CHALLENGE: Return each line of the listing below, unchanged, and omit the images.
+++
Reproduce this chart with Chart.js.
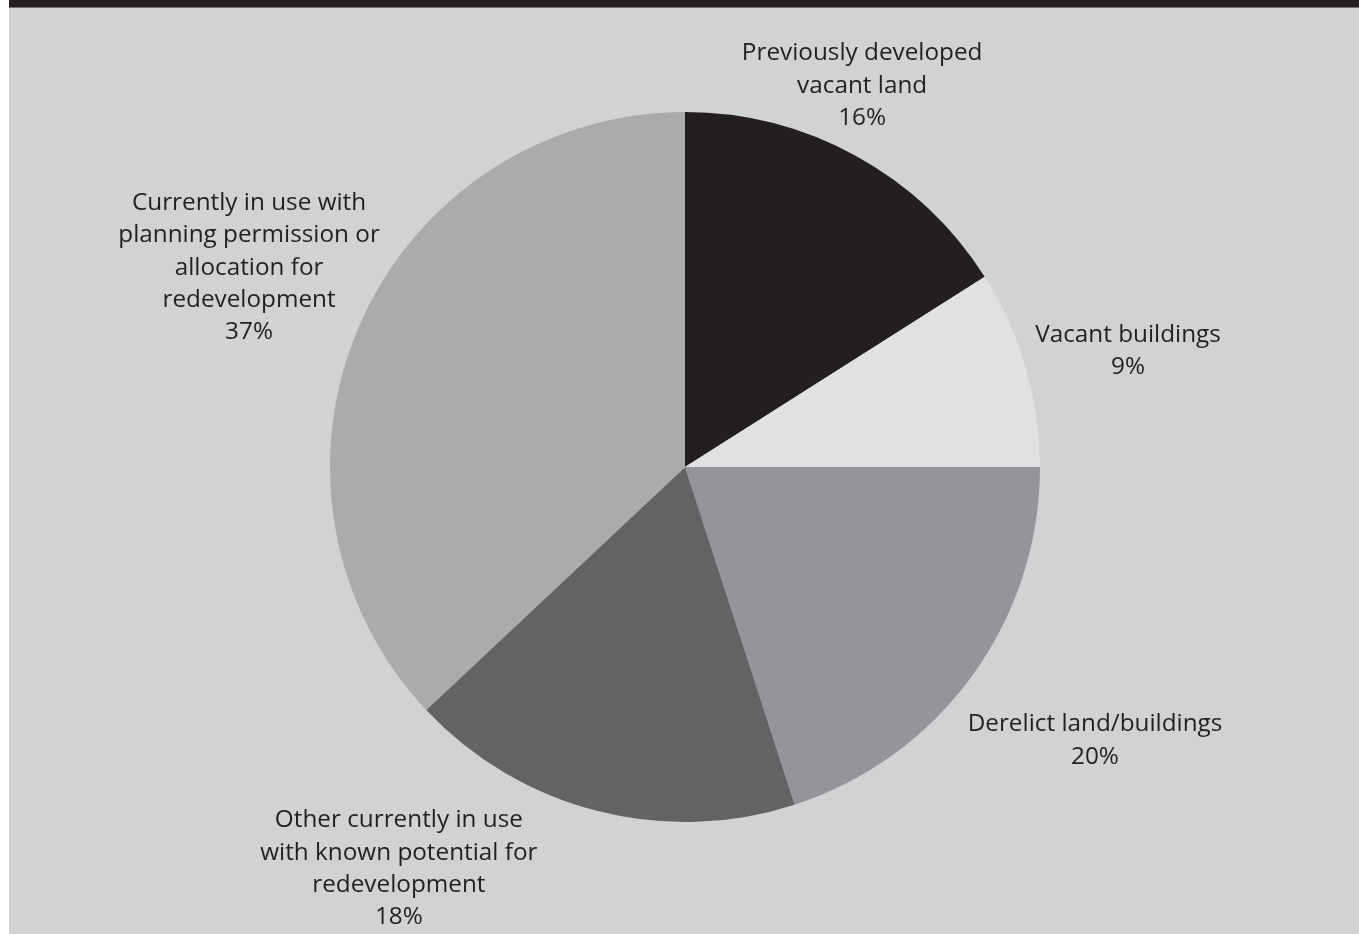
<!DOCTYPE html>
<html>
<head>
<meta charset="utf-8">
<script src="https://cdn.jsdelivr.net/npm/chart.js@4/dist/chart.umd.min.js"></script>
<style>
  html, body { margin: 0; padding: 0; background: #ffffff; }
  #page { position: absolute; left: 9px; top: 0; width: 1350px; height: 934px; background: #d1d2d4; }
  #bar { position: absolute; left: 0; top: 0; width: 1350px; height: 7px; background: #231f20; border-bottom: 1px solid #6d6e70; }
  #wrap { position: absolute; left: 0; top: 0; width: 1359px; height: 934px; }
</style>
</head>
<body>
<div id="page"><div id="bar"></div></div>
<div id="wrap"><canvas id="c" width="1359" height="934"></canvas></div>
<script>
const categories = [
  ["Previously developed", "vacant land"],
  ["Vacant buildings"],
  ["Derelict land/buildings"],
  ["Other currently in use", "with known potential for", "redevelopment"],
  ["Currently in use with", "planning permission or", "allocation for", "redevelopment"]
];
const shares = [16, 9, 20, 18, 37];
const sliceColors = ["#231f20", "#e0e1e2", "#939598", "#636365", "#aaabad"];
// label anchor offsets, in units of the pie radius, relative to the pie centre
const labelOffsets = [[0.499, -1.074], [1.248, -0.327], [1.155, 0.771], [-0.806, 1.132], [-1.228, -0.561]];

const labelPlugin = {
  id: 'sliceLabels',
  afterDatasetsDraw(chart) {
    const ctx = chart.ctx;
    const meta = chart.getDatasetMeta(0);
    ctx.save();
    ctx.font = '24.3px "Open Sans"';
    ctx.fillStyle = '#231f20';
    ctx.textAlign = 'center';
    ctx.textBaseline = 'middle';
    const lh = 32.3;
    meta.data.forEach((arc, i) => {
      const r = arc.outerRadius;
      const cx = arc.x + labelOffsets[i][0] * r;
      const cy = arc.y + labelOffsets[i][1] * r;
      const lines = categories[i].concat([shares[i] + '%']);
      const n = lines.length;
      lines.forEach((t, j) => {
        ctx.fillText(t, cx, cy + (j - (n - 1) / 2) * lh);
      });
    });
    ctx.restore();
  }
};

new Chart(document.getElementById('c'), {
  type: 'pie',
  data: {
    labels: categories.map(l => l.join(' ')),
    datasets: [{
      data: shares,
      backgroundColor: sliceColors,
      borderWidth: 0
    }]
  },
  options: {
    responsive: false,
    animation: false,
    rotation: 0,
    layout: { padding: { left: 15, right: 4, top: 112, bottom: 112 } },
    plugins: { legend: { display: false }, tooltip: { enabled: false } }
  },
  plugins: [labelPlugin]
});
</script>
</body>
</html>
+++
FULL OUTPUT:
Reproduce this chart with Chart.js.
<!DOCTYPE html>
<html>
<head>
<meta charset="utf-8">
<script src="https://cdn.jsdelivr.net/npm/chart.js@4/dist/chart.umd.min.js"></script>
<style>
  html, body { margin: 0; padding: 0; background: #ffffff; }
  #page { position: absolute; left: 9px; top: 0; width: 1350px; height: 934px; background: #d1d2d4; }
  #bar { position: absolute; left: 0; top: 0; width: 1350px; height: 7px; background: #231f20; border-bottom: 1px solid #6d6e70; }
  #wrap { position: absolute; left: 0; top: 0; width: 1359px; height: 934px; }
</style>
</head>
<body>
<div id="page"><div id="bar"></div></div>
<div id="wrap"><canvas id="c" width="1359" height="934"></canvas></div>
<script>
const categories = [
  ["Previously developed", "vacant land"],
  ["Vacant buildings"],
  ["Derelict land/buildings"],
  ["Other currently in use", "with known potential for", "redevelopment"],
  ["Currently in use with", "planning permission or", "allocation for", "redevelopment"]
];
const shares = [16, 9, 20, 18, 37];
const sliceColors = ["#231f20", "#e0e1e2", "#939598", "#636365", "#aaabad"];
// label anchor offsets, in units of the pie radius, relative to the pie centre
const labelOffsets = [[0.499, -1.074], [1.248, -0.327], [1.155, 0.771], [-0.806, 1.132], [-1.228, -0.561]];

const labelPlugin = {
  id: 'sliceLabels',
  afterDatasetsDraw(chart) {
    const ctx = chart.ctx;
    const meta = chart.getDatasetMeta(0);
    ctx.save();
    ctx.font = '24.3px "Open Sans"';
    ctx.fillStyle = '#231f20';
    ctx.textAlign = 'center';
    ctx.textBaseline = 'middle';
    const lh = 32.3;
    meta.data.forEach((arc, i) => {
      const r = arc.outerRadius;
      const cx = arc.x + labelOffsets[i][0] * r;
      const cy = arc.y + labelOffsets[i][1] * r;
      const lines = categories[i].concat([shares[i] + '%']);
      const n = lines.length;
      lines.forEach((t, j) => {
        ctx.fillText(t, cx, cy + (j - (n - 1) / 2) * lh);
      });
    });
    ctx.restore();
  }
};

new Chart(document.getElementById('c'), {
  type: 'pie',
  data: {
    labels: categories.map(l => l.join(' ')),
    datasets: [{
      data: shares,
      backgroundColor: sliceColors,
      borderWidth: 0
    }]
  },
  options: {
    responsive: false,
    animation: false,
    rotation: 0,
    layout: { padding: { left: 15, right: 4, top: 112, bottom: 112 } },
    plugins: { legend: { display: false }, tooltip: { enabled: false } }
  },
  plugins: [labelPlugin]
});
</script>
</body>
</html>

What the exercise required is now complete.